Divagações no dia do Fim do Milênio

Harley E. A. Bicas

DOI: 10.1590/S0004-27492000000600001

EDITORIAL

Divagações no dia do Fim do Milênio

 

Harley E. A. Bicas

 

Na contagem que se faz para a medida do tempo chegamos ao fim de um ano especial, o do fim de um século, com o que se encerra o milênio. Nessa transição, um se sente parte tanto do século XX quanto do XXI, tanto do segundo quanto do terceiro milênio, um privilégio curioso que remete o pensamento aos extremos dos respectivos períodos, nos anos de 1001 e de 3000. Mas, então, assim integrados, o que haveria em comum entre um aldeão da Idade Média, cuja história de certo modo visualizamos ("visualizar, v.t.d.: Formar ou conceber uma imagem visual mental") e um ser humano de daqui a mil anos? Ou, ainda mais distantes, entre nosso ancestral das cavernas e o habitante de um futuro remoto que nem sequer podemos imaginar? Ou, retornando ao presente e aqui mesmo onde estamos, mas que dá quase na mesma, entre um desprovido dos benefícios da civilização e cultura e um requintado usuário deles?

A Vida. Com suas dificuldades e gozos, com suas exigências e promessas. Com suas emoções e sentimentos, suas virtudes e vícios, suas crenças e paixões. Com seus pensamentos e seu impulso imanente, que é o da criação. Essa condição que nos irmana a todos, instruídos e ignorantes, pobres e ricos, homens e mulheres, crianças e velhos, de diferentes eras e plagas. Que unifica a diversidade de pessoas e costumes. A vida, o nascimento e a morte.

A Medicina cuida, por sua essência, desse estofo. E, por tal condição, seus praticantes, ainda que profissionais (e, portanto, precisando subsistir à custa de seus trabalhos) são, sobretudo, sacerdotes. Pode parecer anacrônica a insistência num termo já desgastado, pelas vicissitudes do exercício dessa ciência-arte. Mas cuidar da vida e da morte, das dores e de seus alívios, do sofrimento e da alegria por vê-lo afastado, agindo nessa interface delicada entre a lágrima e o sorriso será, sempre, tarefa em que cabe a intermediação humana, no que ela tem de melhor.
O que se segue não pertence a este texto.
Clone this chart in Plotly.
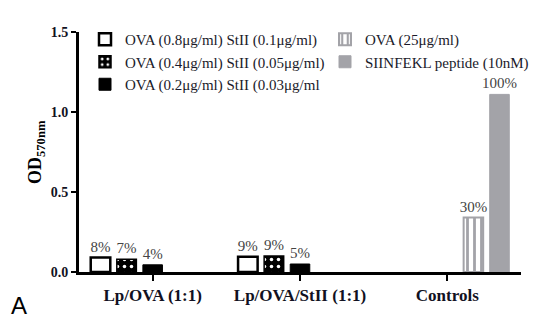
import plotly.graph_objects as go

categories = ["Lp/OVA (1:1)", "Lp/OVA/StII (1:1)", "Controls"]
series_names = [
    "OVA (0.8μg/ml) StII (0.1μg/ml)",
    "OVA (0.4μg/ml) StII (0.05μg/ml)",
    "OVA (0.2μg/ml) StII (0.03μg/ml",
    "OVA (25μg/ml)",
    "SIINFEKL peptide (10nM)",
]
s1 = [0.09, 0.095, None]
s2 = [0.08, 0.10, None]
s3 = [0.045, 0.05, None]
s4 = [None, None, 0.34]
s5 = [None, None, 1.11]
l1 = ["8%", "9%", None]
l2 = ["7%", "9%", None]
l3 = ["4%", "5%", None]
l4 = [None, None, "30%"]
l5 = [None, None, "100%"]
yticks = [0.0, 0.5, 1.0, 1.5]
yticklabels = ["0.0", "0.5", "1.0", "1.5"]
ytitle = "OD<sub>570nm</sub>"

SERIF = "Liberation Serif, Times New Roman, serif"
txtfont = dict(family=SERIF, size=15, color="#444444")

# plot area in pixels (for converting positions to paper coords)
L, R, T, B, W, H = 79, 30, 32, 50, 551, 322
PW, PH = W - L - R, H - T - B


def px(xp):
    return (xp - L) / PW


def py(yp):
    return (H - B - yp) / PH


fig = go.Figure()
fig.add_bar(x=categories, y=s1, name=series_names[0], text=l1,
            marker=dict(color="white", line=dict(color="black", width=2.5)),
            legend="legend")
fig.add_bar(x=categories, y=s2, name=series_names[1], text=l2,
            marker=dict(color="black", line=dict(color="black", width=1.5),
                        pattern=dict(shape=".", fgcolor="white", bgcolor="black",
                                     size=7, solidity=0.2, fillmode="replace")),
            legend="legend")
fig.add_bar(x=categories, y=s3, name=series_names[2], text=l3,
            marker=dict(color="black", line=dict(color="black", width=1)),
            legend="legend")
fig.add_bar(x=categories, y=s4, name=series_names[3], text=l4,
            marker=dict(color="white", line=dict(color="#a3a3a8", width=2),
                        pattern=dict(shape="|", fgcolor="#a3a3a8", bgcolor="white",
                                     size=7, solidity=0.4, fillmode="replace")),
            legend="legend2")
fig.add_bar(x=categories, y=s5, name=series_names[4], text=l5,
            marker=dict(color="#a3a3a8", line=dict(color="#a3a3a8", width=1)),
            legend="legend2")

fig.update_traces(textposition="outside", textfont=txtfont, cliponaxis=False,
                  constraintext="none", selector=dict(type="bar"))

legfont = dict(family=SERIF, size=15, color="#1a1a2a")
fig.update_layout(
    width=W, height=H,
    margin=dict(l=L, r=R, t=T, b=B),
    paper_bgcolor="white", plot_bgcolor="white",
    barmode="group", bargap=0.115, bargroupgap=0.25,
    showlegend=True,
    legend=dict(x=px(85), y=py(23), xanchor="left", yanchor="top", font=legfont,
                bgcolor="rgba(0,0,0,0)", tracegroupgap=0),
    legend2=dict(x=px(325), y=py(23), xanchor="left", yanchor="top", font=legfont,
                 bgcolor="rgba(0,0,0,0)", tracegroupgap=0),
    xaxis=dict(showline=True, linecolor="black", linewidth=3,
               ticks="outside", ticklen=6, tickwidth=2, tickcolor="black",
               tickfont=dict(family=SERIF, size=17, color="#111122", weight="bold"),
               showgrid=False, zeroline=False),
    yaxis=dict(range=[0, 1.5], showline=True, linecolor="black", linewidth=3,
               ticks="outside", ticklen=5, tickwidth=2, tickcolor="black",
               tickvals=yticks, ticktext=yticklabels,
               tickfont=dict(family=SERIF, size=14, color="#111122", weight="bold"),
               showgrid=False, zeroline=False),
    annotations=[
        dict(text="A", x=px(9), y=py(305), xref="paper", yref="paper",
             xanchor="left", yanchor="middle", showarrow=False,
             font=dict(family="Liberation Sans", size=24, color="black")),
        dict(text=ytitle, x=px(36), y=py(152), xref="paper", yref="paper",
             xanchor="center", yanchor="middle", showarrow=False, textangle=-90,
             font=dict(family=SERIF, size=18, color="black", weight="bold")),
    ],
)

fig.write_html("out.html")
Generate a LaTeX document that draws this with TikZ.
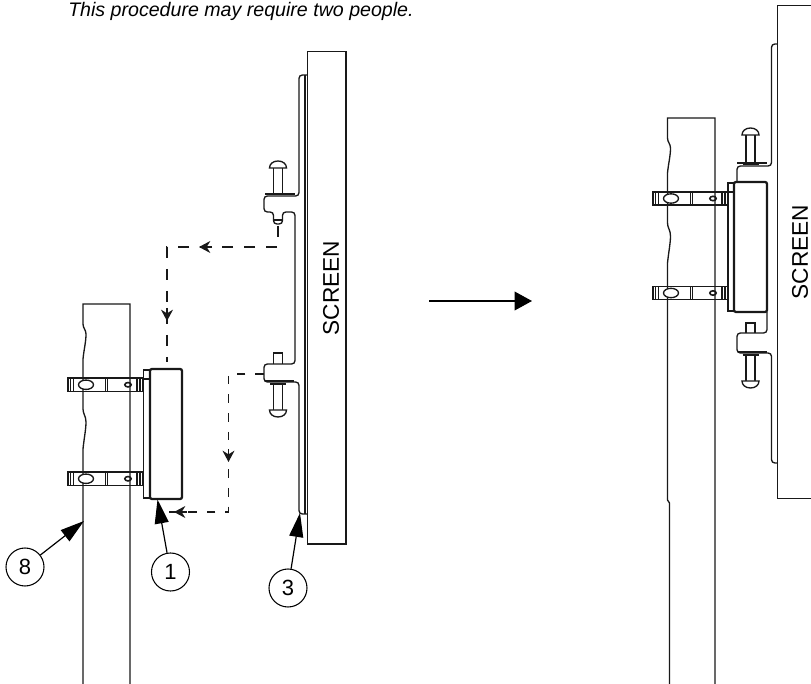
\documentclass[tikz,border=0pt]{standalone}
\usepackage{fontspec}
\setmainfont{Liberation Sans}
\usetikzlibrary{arrows.meta}
\tikzset{
	part/.style={line width=1pt, color=black!90},
	heavy/.style={line width=1.7pt, color=black!90, rounded corners=1.5pt},
	plate/.style={line width=1pt, color=black!90, rounded corners=2.5pt},
	movelong/.style={line width=1pt, color=black!90, dash pattern=on 8.5pt off 8pt},
	moveshort/.style={line width=1pt, color=black!90, dash pattern=on 6.5pt off 7.5pt},
	movetip/.style={line width=1pt, color=black!90, -{Stealth[length=8.5pt, width=9pt]}},
	callout/.style={circle, draw, line width=0.8pt, minimum size=28.5pt, inner sep=0pt, font=\fontsize{16.5}{16.5}\selectfont},
	leader/.style={line width=0.9pt, -{Triangle[length=18pt, width=10.5pt]}},
	screenlabel/.style={rotate=90, font=\fontsize{17}{17}\selectfont}
}
% strap across the pole, #1 left end, #2 top edge, #3 height
\def\strap(#1, #2, #3){
	\begin{scope}[shift={(#1, #2)}]
		\draw[part, line width=1.3pt] (0, 0) rectangle (75, #3);
		\foreach \xa in {2.5, 5.5, 37.5, 39.5, 69, 72}
			\draw[part] (\xa, 0) -- (\xa, #3);
		\draw[part, fill=white] (18, 0.5*#3) ellipse (7.5 and 4.7);
		\draw[part, line width=1.2pt] (60, 0.5*#3) ellipse (3.2 and 2.2);
	\end{scope}
}
% pole with broken left edge, #1 left edge, #2 top, #3 width
\def\pole(#1, #2, #3){
	\begin{scope}[shift={(#1, #2)}]
		\draw[part] (0, 380) -- (0, 145) .. controls (1, 135) and (3, 125) .. (3, 118) .. controls (3, 112) and (0, 110) .. (0, 105) -- (0, 55) .. controls (1, 45) and (3, 38) .. (3, 30) .. controls (3, 26) and (0, 24) .. (0, 20) -- (0, 0) -- (#3, 0) -- (#3, 600);
		\draw[part] (0, 380) -- (0, 382) -- (2, 385) -- (2, 600);
	\end{scope}
}
% bolt standing on the plate, #1 centre, #2 plate, #3 direction, #4 shaft
\def\bolt(#1, #2, #3, #4){
	\begin{scope}[shift={(#1, #2)}, yscale=#3]
		\draw[part, line width=1.4pt] (-8, -2) -- (8, -2);
		\draw[part] (-4.5, -3) -- (-4.5, -3-#4) (4.5, -3) -- (4.5, -3-#4);
		\draw[part, fill=white] (-8.5, -3-#4) .. controls (-8.5, -7-#4) and (-5, -10-#4) .. (0, -10-#4) .. controls (5, -10-#4) and (8.5, -7-#4) .. (8.5, -3-#4) -- cycle;
	\end{scope}
}

\begin{document}
\begin{tikzpicture}[x=0.75pt, y=-0.75pt]
	\useasboundingbox (0, 0) rectangle (811, 684);
	%%%%% START %%%%%

	\node[anchor=base west, inner sep=0pt, font=\fontsize{14.7}{15}\selectfont\itshape] (notice) at (68, 16.5) {This procedure may require two people.};

	%%%%% left: pole and clamp
	\pole(83, 304, 47);
	\strap(68, 378, 13.5);
	\strap(68, 472, 13.5);
	\draw[part] (143.5, 370) rectangle (150, 498);
	\draw[part] (143.5, 379) -- (150, 379);
	\draw[heavy, fill=white] (150, 369) rectangle (182, 499);

	%%%%% left: screen and plate
	\draw[part] (307.5, 51.5) rectangle (346, 544);
	\draw[part] (305, 75) -- (305, 514);
	\draw[plate] (307.5, 75) -- (299, 75) -- (299, 196) -- (264, 196) -- (264, 212) -- (273.5, 212) -- (273.5, 224) -- (282.5, 224) -- (282.5, 212) -- (295, 212) -- (295, 364) -- (264, 364) -- (264, 382) -- (299, 382) -- (299, 514) -- (307.5, 514);
	\draw[part] (273.5, 220) -- (282.5, 220);
	\draw[part, line width=1.4pt] (265, 381) -- (294, 381);
	\draw[part] (265, 194) -- (295, 194);
	\draw[part] (273.5, 364) -- (273.5, 353) -- (282.5, 353) -- (282.5, 364);
	\bolt(278, 196, 1, 25);
	\bolt(278, 382, -1, 25);
	\node[screenlabel] (screenleft) at (331, 288) {SCREEN};

	%%%%% left: moves
	\draw[movelong] (278, 226) -- (278, 247) -- (167, 247) -- (167, 362);
	\draw[movetip] (212, 247) -- (199, 247);
	\draw[movetip] (167, 308) -- (167, 321);
	\draw[moveshort] (264, 374) -- (228.5, 374) -- (228.5, 512) -- (165, 512);
	\draw[movetip] (228.5, 449) -- (228.5, 462);
	\draw[movetip] (187, 512) -- (174, 512);

	%%%%% callouts
	\coordinate (tipeight) at (84, 521);
	\coordinate (tipone) at (157.5, 499.5);
	\coordinate (tipthree) at (300, 513);
	\node[callout] (eight) at (25, 567) {8};
	\node[callout] (one) at (170.5, 572) {1};
	\node[callout] (three) at (288, 588) {3};
	\draw[leader] (eight) -- (tipeight);
	\draw[leader] (one) -- (tipone);
	\draw[leader] (three) -- (tipthree);

	%%%%% big arrow
	\coordinate (arrowstart) at (429, 301);
	\coordinate (arrowend) at (532, 301);
	\draw[line width=1pt, -{Triangle[length=13pt, width=14pt]}] (arrowstart) -- (arrowend);

	%%%%% right: pole and clamp
	\pole(667.5, 118, 47.5);
	\strap(653, 192, 13);
	\strap(653, 286.5, 13);
	\draw[part] (728, 183) rectangle (734, 311);
	\draw[part] (728, 192) -- (734, 192);
	\draw[heavy, fill=white] (734, 182) rectangle (767, 312);

	%%%%% right: screen and plate
	\draw[part] (815, 5.5) -- (777.5, 5.5) -- (777.5, 498.7) -- (815, 498.7);
	\draw[plate] (777.5, 44) -- (771.5, 44) -- (771.5, 166) -- (737, 166) -- (737, 182);
	\draw[part] (737, 163) -- (767, 163);
	\draw[plate] (767, 312) -- (767, 333) -- (737, 333) -- (737, 353) -- (771.5, 353) -- (771.5, 463) -- (777.5, 463);
	\draw[part, line width=1.4pt] (738, 352) -- (767, 352);
	\draw[part] (746, 333) -- (746, 323) -- (755, 323) -- (755, 333);
	\bolt(750.5, 166, 1, 28);
	\bolt(750.5, 353, -1, 25);
	\node[screenlabel] (screenright) at (800, 252) {SCREEN};

	%%%%% END %%%%%
\end{tikzpicture}
\end{document}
Eventualmente interpretando instrumentos e seus resultados, programas de análise com suas evidências; mas sempre ele, ou ela, gente; como aquele, ou aquela, de quem se cuida. Seres humanos que, precisamente por serem humanos, devem tratar de seres humanos.

E, pois, aqui estamos, neste dia de fim de ano e começo de outro, como então devem ser todos os nossos outros dias, se nos esquecermos das convenções. Com os princípios gregários de respeito mútuo e solidariedade. Praticando nossa profissão, com os conhecimentos já acumulados no correr do tempo, mas ainda juntando mais e novas evidências para os que nos sucederem. Mas, sobretudo, com a consciência aguçada de que muito mais do que ciência, nosso tempo (e todos) precisa mesmo é de concórdia e afeto. Ou, como se dizia até há pouco: paz e amor. E o exercício da Medicina, mais que de computadores e aparelhagem sofisticada, precisa mesmo é de atenção e delicadezas para com o outro. Ou, como se pode então dizer: um atendimento de gente.